* start DATA SECTION *

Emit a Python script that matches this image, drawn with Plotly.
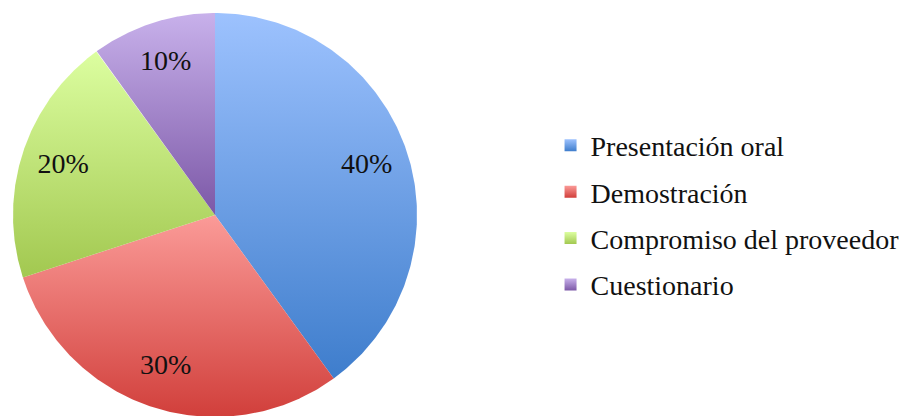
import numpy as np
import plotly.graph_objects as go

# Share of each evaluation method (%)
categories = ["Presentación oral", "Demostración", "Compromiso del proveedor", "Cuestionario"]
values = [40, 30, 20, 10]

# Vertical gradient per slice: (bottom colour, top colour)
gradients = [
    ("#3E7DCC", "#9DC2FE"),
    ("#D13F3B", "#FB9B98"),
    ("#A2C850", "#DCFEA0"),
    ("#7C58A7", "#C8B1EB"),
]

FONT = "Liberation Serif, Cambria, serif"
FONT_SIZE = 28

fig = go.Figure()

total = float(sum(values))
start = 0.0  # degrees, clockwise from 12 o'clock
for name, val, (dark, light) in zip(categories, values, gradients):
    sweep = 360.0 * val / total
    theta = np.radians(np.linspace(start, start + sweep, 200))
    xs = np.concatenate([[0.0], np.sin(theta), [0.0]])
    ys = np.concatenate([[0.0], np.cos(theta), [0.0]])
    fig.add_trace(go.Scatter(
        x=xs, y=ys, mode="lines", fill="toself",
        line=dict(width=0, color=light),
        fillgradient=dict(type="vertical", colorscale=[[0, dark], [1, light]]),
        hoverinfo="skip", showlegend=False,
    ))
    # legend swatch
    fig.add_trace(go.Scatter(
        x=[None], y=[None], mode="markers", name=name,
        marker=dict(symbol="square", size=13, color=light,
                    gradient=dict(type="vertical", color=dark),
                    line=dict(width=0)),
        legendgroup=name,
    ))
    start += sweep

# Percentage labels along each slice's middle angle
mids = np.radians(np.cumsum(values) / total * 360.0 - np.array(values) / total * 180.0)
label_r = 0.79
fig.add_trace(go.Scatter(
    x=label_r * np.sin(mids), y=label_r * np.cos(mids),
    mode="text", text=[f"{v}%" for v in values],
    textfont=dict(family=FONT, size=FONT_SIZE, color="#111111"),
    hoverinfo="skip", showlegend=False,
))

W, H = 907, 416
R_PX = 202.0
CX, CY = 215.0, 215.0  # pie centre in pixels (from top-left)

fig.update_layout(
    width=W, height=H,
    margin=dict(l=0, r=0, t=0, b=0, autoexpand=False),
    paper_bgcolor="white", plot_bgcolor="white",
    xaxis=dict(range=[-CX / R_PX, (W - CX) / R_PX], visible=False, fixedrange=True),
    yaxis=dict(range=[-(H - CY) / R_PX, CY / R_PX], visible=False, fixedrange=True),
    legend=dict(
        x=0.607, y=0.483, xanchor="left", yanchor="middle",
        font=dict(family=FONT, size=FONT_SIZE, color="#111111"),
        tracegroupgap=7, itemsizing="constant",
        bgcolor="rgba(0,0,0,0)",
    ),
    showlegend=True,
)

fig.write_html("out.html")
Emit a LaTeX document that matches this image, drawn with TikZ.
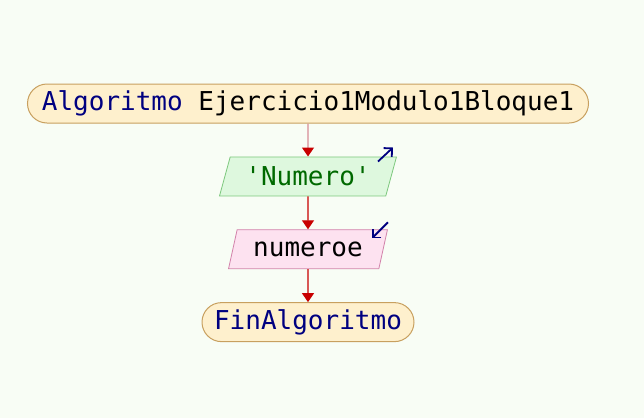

* end DATA SECTION *

Copy every record above exactly, leaving out the pictures.

Emit a Python script that matches this image, drawn with Plotly.
import numpy as np
import plotly.graph_objects as go

# Share of each evaluation method (%)
categories = ["Presentación oral", "Demostración", "Compromiso del proveedor", "Cuestionario"]
values = [40, 30, 20, 10]

# Vertical gradient per slice: (bottom colour, top colour)
gradients = [
    ("#3E7DCC", "#9DC2FE"),
    ("#D13F3B", "#FB9B98"),
    ("#A2C850", "#DCFEA0"),
    ("#7C58A7", "#C8B1EB"),
]

FONT = "Liberation Serif, Cambria, serif"
FONT_SIZE = 28

fig = go.Figure()

total = float(sum(values))
start = 0.0  # degrees, clockwise from 12 o'clock
for name, val, (dark, light) in zip(categories, values, gradients):
    sweep = 360.0 * val / total
    theta = np.radians(np.linspace(start, start + sweep, 200))
    xs = np.concatenate([[0.0], np.sin(theta), [0.0]])
    ys = np.concatenate([[0.0], np.cos(theta), [0.0]])
    fig.add_trace(go.Scatter(
        x=xs, y=ys, mode="lines", fill="toself",
        line=dict(width=0, color=light),
        fillgradient=dict(type="vertical", colorscale=[[0, dark], [1, light]]),
        hoverinfo="skip", showlegend=False,
    ))
    # legend swatch
    fig.add_trace(go.Scatter(
        x=[None], y=[None], mode="markers", name=name,
        marker=dict(symbol="square", size=13, color=light,
                    gradient=dict(type="vertical", color=dark),
                    line=dict(width=0)),
        legendgroup=name,
    ))
    start += sweep

# Percentage labels along each slice's middle angle
mids = np.radians(np.cumsum(values) / total * 360.0 - np.array(values) / total * 180.0)
label_r = 0.79
fig.add_trace(go.Scatter(
    x=label_r * np.sin(mids), y=label_r * np.cos(mids),
    mode="text", text=[f"{v}%" for v in values],
    textfont=dict(family=FONT, size=FONT_SIZE, color="#111111"),
    hoverinfo="skip", showlegend=False,
))

W, H = 907, 416
R_PX = 202.0
CX, CY = 215.0, 215.0  # pie centre in pixels (from top-left)

fig.update_layout(
    width=W, height=H,
    margin=dict(l=0, r=0, t=0, b=0, autoexpand=False),
    paper_bgcolor="white", plot_bgcolor="white",
    xaxis=dict(range=[-CX / R_PX, (W - CX) / R_PX], visible=False, fixedrange=True),
    yaxis=dict(range=[-(H - CY) / R_PX, CY / R_PX], visible=False, fixedrange=True),
    legend=dict(
        x=0.607, y=0.483, xanchor="left", yanchor="middle",
        font=dict(family=FONT, size=FONT_SIZE, color="#111111"),
        tracegroupgap=7, itemsizing="constant",
        bgcolor="rgba(0,0,0,0)",
    ),
    showlegend=True,
)

fig.write_html("out.html")
Emit a LaTeX document that matches this image, drawn with TikZ.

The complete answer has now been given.